__WHAT TO DO__. Extract only the first line of the listing and every line after it up to and including the one with "triangle_vals = [1.0, 0.095, 0.008, 0.095, 1.0]". Omit the pictures.
____________________
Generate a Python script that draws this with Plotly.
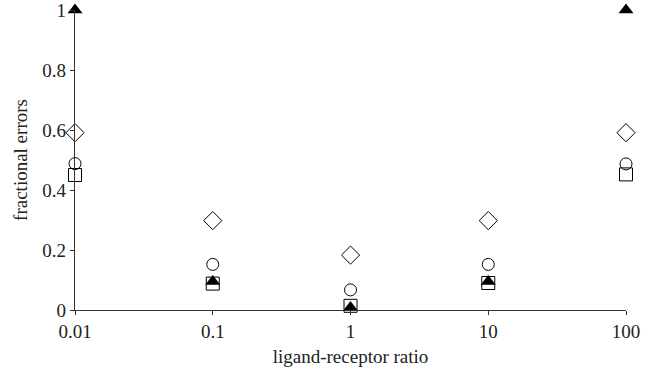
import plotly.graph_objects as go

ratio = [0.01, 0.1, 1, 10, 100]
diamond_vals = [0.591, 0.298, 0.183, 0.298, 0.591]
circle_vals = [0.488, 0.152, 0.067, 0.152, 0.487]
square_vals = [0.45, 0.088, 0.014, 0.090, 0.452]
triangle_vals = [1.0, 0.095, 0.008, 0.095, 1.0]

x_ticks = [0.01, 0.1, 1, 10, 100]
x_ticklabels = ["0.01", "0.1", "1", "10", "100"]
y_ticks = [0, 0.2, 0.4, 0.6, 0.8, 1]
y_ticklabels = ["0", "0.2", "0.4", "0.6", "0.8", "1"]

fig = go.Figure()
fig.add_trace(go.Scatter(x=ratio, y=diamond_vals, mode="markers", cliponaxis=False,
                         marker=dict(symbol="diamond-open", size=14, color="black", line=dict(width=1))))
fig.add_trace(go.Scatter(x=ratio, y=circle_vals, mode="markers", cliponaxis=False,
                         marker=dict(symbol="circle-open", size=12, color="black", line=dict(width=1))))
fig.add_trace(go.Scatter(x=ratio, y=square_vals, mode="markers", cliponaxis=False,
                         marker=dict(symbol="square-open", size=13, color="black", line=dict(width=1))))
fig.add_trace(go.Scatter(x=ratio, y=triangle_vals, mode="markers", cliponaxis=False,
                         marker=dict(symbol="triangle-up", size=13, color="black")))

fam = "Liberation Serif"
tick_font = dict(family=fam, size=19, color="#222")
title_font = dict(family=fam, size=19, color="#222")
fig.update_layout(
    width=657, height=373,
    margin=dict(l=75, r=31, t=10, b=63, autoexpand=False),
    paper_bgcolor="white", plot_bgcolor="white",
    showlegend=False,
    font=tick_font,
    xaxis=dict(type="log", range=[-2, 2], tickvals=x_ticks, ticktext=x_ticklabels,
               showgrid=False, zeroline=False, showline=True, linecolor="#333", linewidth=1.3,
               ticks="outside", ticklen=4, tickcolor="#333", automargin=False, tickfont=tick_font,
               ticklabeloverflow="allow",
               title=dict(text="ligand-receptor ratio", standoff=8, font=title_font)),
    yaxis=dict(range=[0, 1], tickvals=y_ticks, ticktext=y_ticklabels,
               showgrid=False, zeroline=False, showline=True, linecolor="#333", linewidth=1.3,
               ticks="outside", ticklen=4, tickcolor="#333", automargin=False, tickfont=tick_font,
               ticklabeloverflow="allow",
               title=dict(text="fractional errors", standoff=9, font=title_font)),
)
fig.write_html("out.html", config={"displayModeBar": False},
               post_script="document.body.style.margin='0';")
____________________
__FULL RESPONSE__.
Generate a Python script that draws this with Plotly.
import plotly.graph_objects as go

ratio = [0.01, 0.1, 1, 10, 100]
diamond_vals = [0.591, 0.298, 0.183, 0.298, 0.591]
circle_vals = [0.488, 0.152, 0.067, 0.152, 0.487]
square_vals = [0.45, 0.088, 0.014, 0.090, 0.452]
triangle_vals = [1.0, 0.095, 0.008, 0.095, 1.0]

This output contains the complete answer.